今まさに多くの人が大変な状況に置かれている能登半島地震。ふるさとの被災地を離れ、大阪に避難してきたある夫婦がいる。その決断の裏にあった思いは…

地震と火災から、2月1日で1カ月となる観光名所「輪島朝市」。一面焼け野原となったままだ。 1月31日、この朝市から徒歩10分ほどの広場に、仮設住宅が完成した。
記者リポート:地震の爪痕がいまなお残る石川県輪島市で、仮設住宅が初めて完成しました。
完成した18戸は、平屋建ての2DKと4LDKが用意されていて、厳しい寒さにも耐えられるよう、窓は3重ガラスになっている。原則2年間住むことができ、家賃は無料。輪島市では4000件を超える申し込みがあり、市は年代や家族構成などを考慮して入居者の選定を行っていて、入居は2月3日になる予定だ。
■ふるさとを離れ 大阪で生活立て直す夫婦

ふるさとから離れた大阪で日常を取り戻そうと動き出した人たちもいた。 石川県志賀町から夫婦で避難してきた藤沢吉朗さん(73)。
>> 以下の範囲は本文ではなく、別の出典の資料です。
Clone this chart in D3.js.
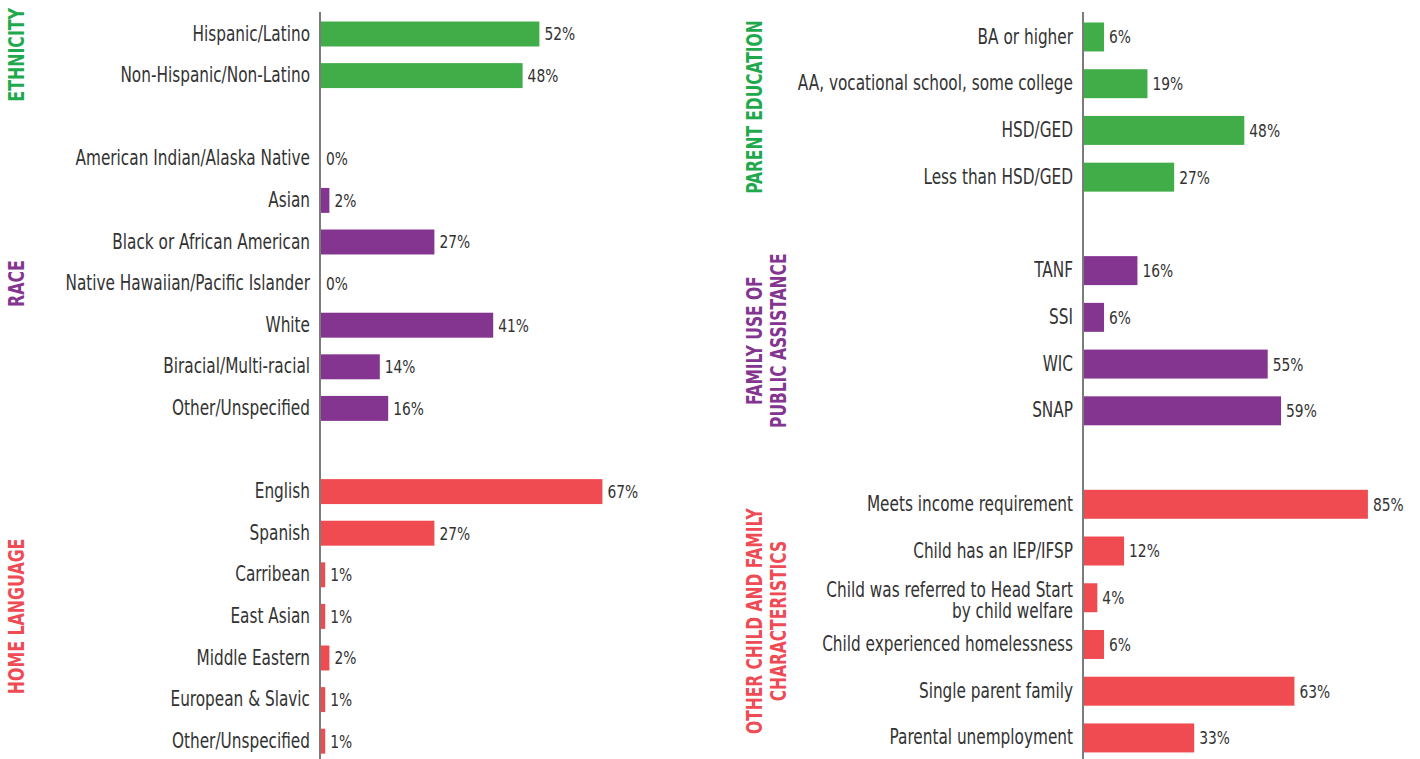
<!DOCTYPE html>
<html>
<head>
<meta charset="utf-8">
<script src="https://cdn.jsdelivr.net/npm/d3@7"></script>
<style>
  html, body { margin: 0; padding: 0; background: #fff; }
  svg { display: block; }
  .lbl { font-family: "DejaVu Sans Condensed", "DejaVu Sans", sans-serif; fill: #333; }
  .ttl { font-family: "DejaVu Sans Condensed", "DejaVu Sans", sans-serif; font-weight: bold; }
</style>
</head>
<body>
<svg id="chart" width="1420" height="759"></svg>
<script>
// left panel
var ethnicityLabels = ['Hispanic/Latino', 'Non-Hispanic/Non-Latino'];
var ethnicityValues = [52, 48];
var raceLabels = ['American Indian/Alaska Native', 'Asian', 'Black or African American',
    'Native Hawaiian/Pacific Islander', 'White', 'Biracial/Multi-racial', 'Other/Unspecified'];
var raceValues = [0, 2, 27, 0, 41, 14, 16];
var languageLabels = ['English', 'Spanish', 'Carribean', 'East Asian', 'Middle Eastern',
    'European & Slavic', 'Other/Unspecified'];
var languageValues = [67, 27, 1, 1, 2, 1, 1];

// right panel
var educationLabels = ['BA or higher', 'AA, vocational school, some college', 'HSD/GED', 'Less than HSD/GED'];
var educationValues = [6, 19, 48, 27];
var assistanceLabels = ['TANF', 'SSI', 'WIC', 'SNAP'];
var assistanceValues = [16, 6, 55, 59];
var otherLabels = ['Meets income requirement', 'Child has an IEP/IFSP',
    'Child was referred to Head Start\nby child welfare', 'Child experienced homelessness',
    'Single parent family', 'Parental unemployment'];
var otherValues = [85, 12, 4, 6, 63, 33];

var groupTitles = ['ETHNICITY', 'RACE', 'HOME LANGUAGE',
    'PARENT EDUCATION', 'FAMILY USE OF\nPUBLIC ASSISTANCE', 'OTHER CHILD AND FAMILY\nCHARACTERISTICS'];

var colors = { green: '#41ad49', purple: '#84358f', red: '#ef4b51' };
var titleColors = { green: '#1fa94d', purple: '#84358f', red: '#ef4b55' };

// the only condensed face here is wider than the original, squeeze it a bit
var SX = 0.83;

var svg = d3.select('#chart');

function buildRows(groups) {
    var rows = [];
    groups.forEach(function(g, gi) {
        if (gi > 0) {
            rows.push({ key: 'gap' + gi, gap: true });
        }
        g.labels.forEach(function(label, i) {
            rows.push({ key: gi + ':' + label, label: label, value: g.values[i], color: g.color, group: gi });
        });
    });
    return rows;
}

function drawPanel(opts) {
    var rows = buildRows(opts.groups);
    var panel = svg.append('g').attr('transform', 'translate(' + opts.axisX + ',0)');

    var y = d3.scaleBand()
        .domain(rows.map(function(r) { return r.key; }))
        .range(opts.yRange)
        .paddingInner(opts.padding)
        .paddingOuter(opts.padding / 2);

    var x = d3.scaleLinear().domain([0, 100]).range([0, opts.width]);

    var labelOf = {};
    rows.forEach(function(r) { labelOf[r.key] = r.gap ? '' : r.label; });

    var axis = panel.append('g')
        .call(d3.axisLeft(y).tickSize(0).tickSizeOuter(0).tickPadding(10)
            .tickFormat(function(k) { return labelOf[k]; }));

    axis.select('.domain')
        .attr('stroke', '#444')
        .attr('stroke-width', 1.4)
        .attr('d', 'M0,12V759');

    axis.selectAll('.tick text')
        .attr('class', 'lbl')
        .attr('font-size', 20.5)
        .attr('x', -10 / SX)
        .attr('transform', 'scale(' + SX + ',1)')
        .each(function(k) {
            var lines = labelOf[k].split('\n');
            if (lines.length > 1) {
                var t = d3.select(this).text('').attr('dy', null);
                lines.forEach(function(line, i) {
                    t.append('tspan')
                        .attr('x', -10 / SX)
                        .attr('dy', i === 0 ? '-0.05em' : '1.03em')
                        .text(line);
                });
            }
        });

    var data = rows.filter(function(r) { return !r.gap; });

    panel.selectAll('rect.bar')
        .data(data)
        .enter().append('rect')
        .attr('class', 'bar')
        .attr('x', 1)
        .attr('y', function(d) { return y(d.key); })
        .attr('width', function(d) { return x(d.value); })
        .attr('height', y.bandwidth())
        .attr('fill', function(d) { return colors[d.color]; });

    panel.selectAll('text.val')
        .data(data)
        .enter().append('text')
        .attr('class', 'val lbl')
        .attr('font-size', 18.5)
        .attr('transform', 'scale(' + SX + ',1)')
        .attr('x', function(d) { return (x(d.value) + 6) / SX; })
        .attr('y', function(d) { return y(d.key) + y.bandwidth() / 2; })
        .attr('dy', '0.35em')
        .text(function(d) { return d.value + '%'; });

    // vertical group titles
    opts.groups.forEach(function(g, gi) {
        var keys = rows.filter(function(r) { return r.group === gi; });
        var top = y(keys[0].key);
        var bottom = y(keys[keys.length - 1].key) + y.bandwidth();
        var cy = (top + bottom) / 2;
        var lines = g.title.split('\n');
        var t = svg.append('text')
            .attr('class', 'ttl')
            .attr('font-size', opts.titleSize)
            .attr('fill', titleColors[g.color])
            .attr('text-anchor', 'middle')
            .attr('transform', 'translate(' + opts.titleX + ',' + cy + ') rotate(-90) scale(' + opts.titleScale + ',1)');
        lines.forEach(function(line, i) {
            t.append('tspan')
                .attr('x', 0)
                .attr('y', i * 24)
                .attr('dy', '0.36em')
                .text(line);
        });
    });
}

drawPanel({
    axisX: 320,
    width: 420,
    yRange: [13.2, 762],
    padding: 0.4,
    titleX: 16,
    titleSize: 22,
    titleScale: 0.8,
    groups: [
        { title: groupTitles[0], labels: ethnicityLabels, values: ethnicityValues, color: 'green' },
        { title: groupTitles[1], labels: raceLabels, values: raceValues, color: 'purple' },
        { title: groupTitles[2], labels: languageLabels, values: languageValues, color: 'red' }
    ]
});

drawPanel({
    axisX: 1083,
    width: 334,
    yRange: [13.6, 761.3],
    padding: 0.38,
    titleX: 754,
    titleSize: 21.5,
    titleScale: 0.8,
    groups: [
        { title: groupTitles[3], labels: educationLabels, values: educationValues, color: 'green' },
        { title: groupTitles[4], labels: assistanceLabels, values: assistanceValues, color: 'purple' },
        { title: groupTitles[5], labels: otherLabels, values: otherValues, color: 'red' }
    ]
});
</script>
</body>
</html>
1月15日から大阪・貝塚市に住む娘の早希さんの家に避難していた。
避難生活が長引くことが予想される中、生活の基盤を立て直そうと、大阪府が用意した泉佐野市の府営住宅に入居を決めた。
藤沢吉朗さん:(家の)土台がつんのめっとる。危ない。前に車通ると揺れる。土台がもうだめや。先が見えないもんね。断水続いて、ずっと余震も続いて。
妻・藤沢雅子さん:(Q石川を離れたくはなかった?)もちろんです。どうしようもない事。こればっかりは。
藤沢吉朗さん:生きることが先だった。
娘・早希さん:田舎ならではの、出ていきたくない(気持ち)。私がいるから出てきただけで、いなかったら絶対大阪には来ないから。
吉朗さんはスーパーで惣菜調理のパートの仕事をしていたが、石川を離れるため退職した。
■大阪府が被災者に用意した住宅 家賃は無料、最長で1年

大阪府の府営住宅、光熱費は自己負担だが、最長1年間借りられて家賃は無料だ。さらに生活に必要なコンロや炊飯器などの家電一式が設置されている。
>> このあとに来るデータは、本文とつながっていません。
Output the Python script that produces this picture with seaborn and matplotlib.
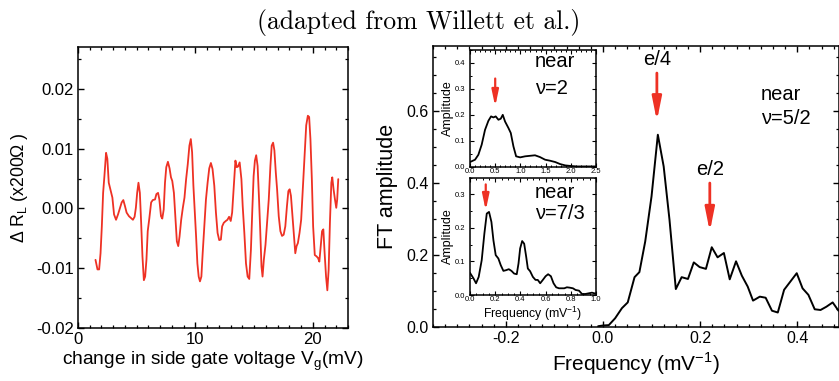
import numpy as np
import pandas as pd
import matplotlib
matplotlib.use("Agg")
import matplotlib.pyplot as plt
from matplotlib.ticker import MultipleLocator
import seaborn as sns

# ---------------- data ----------------
vg = [1.49, 1.66, 1.80, 1.92, 2.03, 2.14, 2.25, 2.39, 2.50, 2.62, 2.76, 2.93, 3.07, 3.24, 3.41,
      3.58, 3.72, 3.86, 4.00, 4.14, 4.34, 4.51, 4.68, 4.82, 4.93, 5.04, 5.15, 5.27, 5.38, 5.49,
      5.61, 5.72, 5.83, 5.94, 6.08, 6.23, 6.37, 6.56, 6.68, 6.82, 6.93, 7.07, 7.18, 7.30, 7.41,
      7.52, 7.66, 7.80, 7.92, 8.03, 8.17, 8.31, 8.42, 8.54, 8.65, 8.79, 8.93, 9.07, 9.21, 9.35,
      9.49, 9.61, 9.72, 9.83, 9.94, 10.06, 10.17, 10.28, 10.39, 10.51, 10.62, 10.76, 10.90, 11.04,
      11.18, 11.32, 11.46, 11.61, 11.75, 11.89, 12.03, 12.17, 12.28, 12.42, 12.59, 12.73, 12.87,
      13.01, 13.13, 13.27, 13.41, 13.52, 13.63, 13.77, 13.92, 14.03, 14.17, 14.31, 14.45, 14.59,
      14.73, 14.85, 14.96, 15.07, 15.18, 15.30, 15.41, 15.52, 15.63, 15.72, 15.83, 15.97, 16.11,
      16.25, 16.39, 16.50, 16.62, 16.73, 16.85, 16.96, 17.10, 17.24, 17.38, 17.52, 17.66, 17.80,
      17.92, 18.03, 18.14, 18.25, 18.37, 18.51, 18.62, 18.73, 18.87, 19.01, 19.15, 19.30, 19.44,
      19.58, 19.69, 19.80, 19.92, 20.03, 20.17, 20.31, 20.45, 20.56, 20.68, 20.79, 20.90, 21.01,
      21.13, 21.24, 21.35, 21.46, 21.58, 21.66, 21.77, 21.89, 22.00, 22.08, 22.17]
delta_rl = [-0.0086, -0.0102, -0.0102, -0.0075, -0.0030, 0.0026, 0.0054, 0.0093, 0.0083, 0.0043,
            0.0032, 0.0018, -0.0010, -0.0019, -0.0010, 0.0001, 0.0010, 0.0014, 0.0004, -0.0007,
            -0.0013, -0.0016, -0.0019, -0.0014, 0.0001, 0.0026, 0.0043, 0.0026, -0.0024, -0.0080,
            -0.0120, -0.0114, -0.0086, -0.0038, -0.0016, 0.0010, 0.0014, 0.0015, 0.0024, 0.0026,
            0.0015, -0.0013, -0.0017, -0.0002, 0.0043, 0.0069, 0.0078, 0.0067, 0.0052, 0.0046,
            0.0026, -0.0019, -0.0055, -0.0063, -0.0047, -0.0019, 0.0001, 0.0018, 0.0049, 0.0074,
            0.0105, 0.0116, 0.0094, 0.0038, -0.0002, -0.0047, -0.0092, -0.0114, -0.0122, -0.0114,
            -0.0075, -0.0030, 0.0015, 0.0043, 0.0067, 0.0076, 0.0066, 0.0038, -0.0007, -0.0041,
            -0.0053, -0.0052, -0.0030, -0.0024, -0.0021, -0.0019, -0.0014, -0.0021, -0.0007, 0.0038,
            0.0080, 0.0069, 0.0070, 0.0077, 0.0049, 0.0004, -0.0041, -0.0092, -0.0114, -0.0118,
            -0.0069, -0.0002, 0.0054, 0.0080, 0.0089, 0.0071, 0.0021, -0.0035, -0.0097, -0.0114,
            -0.0086, -0.0061, -0.0024, 0.0015, 0.0071, 0.0105, 0.0110, 0.0097, 0.0060, 0.0032,
            -0.0013, -0.0038, -0.0046, -0.0044, -0.0030, 0.0004, 0.0029, 0.0032, 0.0021, -0.0007,
            -0.0038, -0.0075, -0.0063, -0.0058, -0.0041, -0.0019, 0.0032, 0.0088, 0.0139, 0.0155,
            0.0153, 0.0116, 0.0049, -0.0030, -0.0078, -0.0080, -0.0083, -0.0089, -0.0063, -0.0038,
            -0.0035, -0.0075, -0.0114, -0.0137, -0.0103, -0.0024, 0.0043, 0.0052, 0.0032, 0.0015,
            0.0001, 0.0015, 0.0049]

freq_main = [-0.010, 0.000, 0.012, 0.025, 0.039, 0.051, 0.065, 0.075, 0.087, 0.100, 0.113, 0.125,
             0.137, 0.150, 0.162, 0.175, 0.187, 0.199, 0.212, 0.224, 0.236, 0.249, 0.261, 0.274,
             0.286, 0.298, 0.309, 0.323, 0.335, 0.348, 0.360, 0.373, 0.386, 0.399, 0.411, 0.423,
             0.436, 0.448, 0.460, 0.473, 0.485]
ft_amp = [0.003, 0.005, 0.006, 0.025, 0.053, 0.069, 0.139, 0.153, 0.238, 0.363, 0.534, 0.446,
          0.298, 0.106, 0.139, 0.134, 0.180, 0.167, 0.162, 0.222, 0.194, 0.206, 0.133, 0.183,
          0.143, 0.113, 0.074, 0.085, 0.082, 0.046, 0.041, 0.104, 0.127, 0.150, 0.108, 0.090,
          0.050, 0.048, 0.057, 0.069, 0.046]

freq_nu2 = [0.0, 0.1, 0.166, 0.232, 0.298, 0.365, 0.418, 0.464, 0.51, 0.564, 0.61, 0.65, 0.696,
            0.763, 0.809, 0.862, 0.915, 0.995, 1.094, 1.19, 1.29, 1.39, 1.49, 1.59, 1.69, 1.79,
            1.89, 1.99, 2.12, 2.32, 2.5]
amp_nu2 = [0.018, 0.027, 0.046, 0.085, 0.142, 0.177, 0.194, 0.190, 0.194, 0.181, 0.185, 0.200,
           0.174, 0.149, 0.130, 0.078, 0.040, 0.036, 0.040, 0.042, 0.044, 0.037, 0.027, 0.023,
           0.018, 0.010, 0.005, 0.003, 0.001, 0.001, 0.001]

freq_nu73 = [0.0, 0.027, 0.048, 0.069, 0.093, 0.114, 0.133, 0.151, 0.17, 0.186, 0.204, 0.225,
             0.244, 0.265, 0.286, 0.308, 0.329, 0.35, 0.371, 0.385, 0.398, 0.414, 0.43, 0.446,
             0.459, 0.477, 0.499, 0.52, 0.538, 0.557, 0.578, 0.6, 0.62, 0.642, 0.663, 0.684,
             0.706, 0.727, 0.748, 0.769, 0.79, 0.817, 0.838, 0.865, 0.889, 0.915, 0.942, 0.968,
             0.987, 1.0]
amp_nu73 = [0.066, 0.050, 0.035, 0.054, 0.104, 0.183, 0.243, 0.248, 0.218, 0.163, 0.119, 0.109,
            0.089, 0.072, 0.074, 0.077, 0.072, 0.064, 0.062, 0.094, 0.139, 0.161, 0.153, 0.114,
            0.079, 0.071, 0.054, 0.045, 0.045, 0.035, 0.045, 0.056, 0.062, 0.056, 0.035, 0.023,
            0.020, 0.020, 0.020, 0.023, 0.022, 0.020, 0.015, 0.013, 0.003, 0.003, 0.005, 0.007,
            0.005, 0.005]

# annotations (x, tail y, head y)
main_arrows = [(0.111, 0.705, 0.572), (0.220, 0.400, 0.265)]
main_arrow_labels = ["e/4", "e/2"]
inset1_arrow = (0.5, 0.34, 0.232)
inset2_arrow = (0.125, 0.33, 0.252)

RED = "#ee3124"

# ---------------- style ----------------
sns.set_style("ticks")
plt.rcParams["font.family"] = ["Liberation Sans", "DejaVu Sans"]
plt.rcParams["axes.unicode_minus"] = False
plt.rcParams["xtick.direction"] = "in"
plt.rcParams["ytick.direction"] = "in"
plt.rcParams["xtick.top"] = True
plt.rcParams["ytick.right"] = True
plt.rcParams["xtick.minor.visible"] = True
plt.rcParams["ytick.minor.visible"] = True
plt.rcParams["axes.edgecolor"] = "black"
plt.rcParams["axes.linewidth"] = 1.1
plt.rcParams["xtick.color"] = "black"
plt.rcParams["ytick.color"] = "black"
plt.rcParams["text.color"] = "black"
plt.rcParams["axes.labelcolor"] = "black"

fig = plt.figure(figsize=(8.39, 3.81), dpi=100)
W, H = 839, 381


def add_ax(x0, y0, x1, y1):
    return fig.add_axes([x0 / W, 1 - y1 / H, (x1 - x0) / W, (y1 - y0) / H])


def style_ticks(ax, major_len=4.5, minor_len=2.5, lw=1.0, size=12):
    ax.tick_params(which="major", length=major_len, width=lw, labelsize=size, pad=3)
    ax.tick_params(which="minor", length=minor_len, width=lw * 0.9)


# ---------------- left panel ----------------
axL = add_ax(78, 47, 348, 328)
dfL = pd.DataFrame({"vg": vg, "dr": delta_rl})
sns.lineplot(data=dfL, x="vg", y="dr", ax=axL, color=RED, lw=1.3, sort=False)
axL.set_xlim(0, 23)
axL.set_ylim(-0.02, 0.027)
axL.xaxis.set_major_locator(MultipleLocator(10))
axL.xaxis.set_minor_locator(MultipleLocator(1))
axL.yaxis.set_major_locator(MultipleLocator(0.01))
axL.yaxis.set_minor_locator(MultipleLocator(0.005))
axL.yaxis.set_major_formatter(matplotlib.ticker.FormatStrFormatter("%.2f"))
style_ticks(axL, size=12)
axL.set_xlabel(r"change in side gate voltage V$_\mathregular{g}$(mV)", fontsize=13.8, labelpad=2)
axL.set_ylabel(r"Δ R$_\mathregular{L}$ (x200Ω )", fontsize=12.7, labelpad=4)

# ---------------- right panel ----------------
axR = add_ax(433, 46, 838.5, 327.3)
dfR = pd.DataFrame({"f": freq_main, "a": ft_amp})
sns.lineplot(data=dfR, x="f", y="a", ax=axR, color="black", lw=1.4, sort=False)
axR.set_xlim(-0.35, 0.485)
axR.set_ylim(0, 0.78)
axR.xaxis.set_major_locator(MultipleLocator(0.2))
axR.xaxis.set_minor_locator(MultipleLocator(0.025))
axR.yaxis.set_major_locator(MultipleLocator(0.2))
axR.yaxis.set_minor_locator(MultipleLocator(0.05))
axR.xaxis.set_major_formatter(matplotlib.ticker.FormatStrFormatter("%.1f"))
axR.yaxis.set_major_formatter(matplotlib.ticker.FormatStrFormatter("%.1f"))
style_ticks(axR, size=11.5)
axR.set_xlabel(r"Frequency (mV$^\mathregular{-1}$)", fontsize=15, labelpad=3)
axR.set_ylabel("FT amplitude", fontsize=15.5, labelpad=6)

arrow_kw = dict(arrowstyle="-|>,head_length=1.0,head_width=0.2", color=RED, lw=2.0,
                shrinkA=0, shrinkB=0, mutation_scale=14)
for (x, yt, yh), lab in zip(main_arrows, main_arrow_labels):
    axR.annotate("", xy=(x, yh), xytext=(x, yt), arrowprops=arrow_kw)
    axR.text(x, yt + 0.012, lab, ha="center", va="bottom", fontsize=14.5)
axR.text(0.325, 0.645, "near", ha="left", va="center", fontsize=14.5)
axR.text(0.325, 0.58, "ν=5/2", ha="left", va="center", fontsize=14.5)

inset_arrow_kw = dict(arrowstyle="-|>,head_length=0.95,head_width=0.2", color=RED, lw=1.6,
                      shrinkA=0, shrinkB=0, mutation_scale=10)

# ---------------- inset 1 ----------------
ax1 = add_ax(470, 50, 596, 166.7)
df1 = pd.DataFrame({"f": freq_nu2, "a": amp_nu2})
sns.lineplot(data=df1, x="f", y="a", ax=ax1, color="black", lw=1.3, sort=False)
ax1.set_xlim(0, 2.5)
ax1.set_ylim(0, 0.45)
ax1.xaxis.set_major_locator(MultipleLocator(0.5))
ax1.xaxis.set_minor_locator(MultipleLocator(0.1))
ax1.yaxis.set_major_locator(MultipleLocator(0.1))
ax1.yaxis.set_minor_locator(MultipleLocator(0.05))
ax1.xaxis.set_major_formatter(matplotlib.ticker.FormatStrFormatter("%.1f"))
ax1.yaxis.set_major_formatter(matplotlib.ticker.FormatStrFormatter("%.1f"))
style_ticks(ax1, major_len=3, minor_len=1.6, lw=0.8, size=5.5)
ax1.tick_params(axis="x", which="major", pad=1)
ax1.tick_params(axis="y", which="major", pad=3.3)
ax1.set_xlabel("")
ax1.set_ylabel("Amplitude", fontsize=9, labelpad=1)
ax1.annotate("", xy=(inset1_arrow[0], inset1_arrow[2]), xytext=(inset1_arrow[0], inset1_arrow[1]),
             arrowprops=inset_arrow_kw)
ax1.text(1.29, 0.405, "near", ha="left", va="center", fontsize=14.5)
ax1.text(1.29, 0.30, "ν=2", ha="left", va="center", fontsize=14.5)

# ---------------- inset 2 ----------------
ax2 = add_ax(470, 177.7, 596, 295)
df2 = pd.DataFrame({"f": freq_nu73, "a": amp_nu73})
sns.lineplot(data=df2, x="f", y="a", ax=ax2, color="black", lw=1.3, sort=False)
ax2.set_xlim(0, 1.0)
ax2.set_ylim(0, 0.35)
ax2.xaxis.set_major_locator(MultipleLocator(0.2))
ax2.xaxis.set_minor_locator(MultipleLocator(0.05))
ax2.yaxis.set_major_locator(MultipleLocator(0.1))
ax2.yaxis.set_minor_locator(MultipleLocator(0.05))
ax2.xaxis.set_major_formatter(matplotlib.ticker.FormatStrFormatter("%.1f"))
ax2.yaxis.set_major_formatter(matplotlib.ticker.FormatStrFormatter("%.1f"))
style_ticks(ax2, major_len=3, minor_len=1.6, lw=0.8, size=5.5)
ax2.tick_params(axis="x", which="major", pad=1)
ax2.tick_params(axis="y", which="major", pad=3.3)
ax2.set_xlabel(r"Frequency (mV$^\mathregular{-1}$)", fontsize=8.8, labelpad=1)
ax2.set_ylabel("Amplitude", fontsize=9, labelpad=1)
ax2.annotate("", xy=(inset2_arrow[0], inset2_arrow[2]), xytext=(inset2_arrow[0], inset2_arrow[1]),
             arrowprops=inset_arrow_kw)
ax2.text(0.516, 0.307, "near", ha="left", va="center", fontsize=14.5)
ax2.text(0.516, 0.243, "ν=7/3", ha="left", va="center", fontsize=14.5)

# ---------------- title ----------------
fig.text(419 / W, 1 - 22 / H, "(adapted from Willett et al.)", ha="center", va="center",
         fontsize=18.5, family=["cmr10", "DejaVu Serif"])

fig.savefig("out.png", dpi=100)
藤沢雅子さん:(荷物を整理して)石川のしょう油です。もうこれだけしかない。電子レンジも新しくて、冷蔵庫も新しい。追い炊き機能が付いたお風呂でびっくりしました。

藤沢吉朗さん:本当にありがたい。寝られるところやね、安心して。(借りられるのは)原則1年ってなっているから、この先どうなるかね。
知らない土地で始める新生活。夫婦で支え合いながら日常を取り戻す一歩を踏み出した。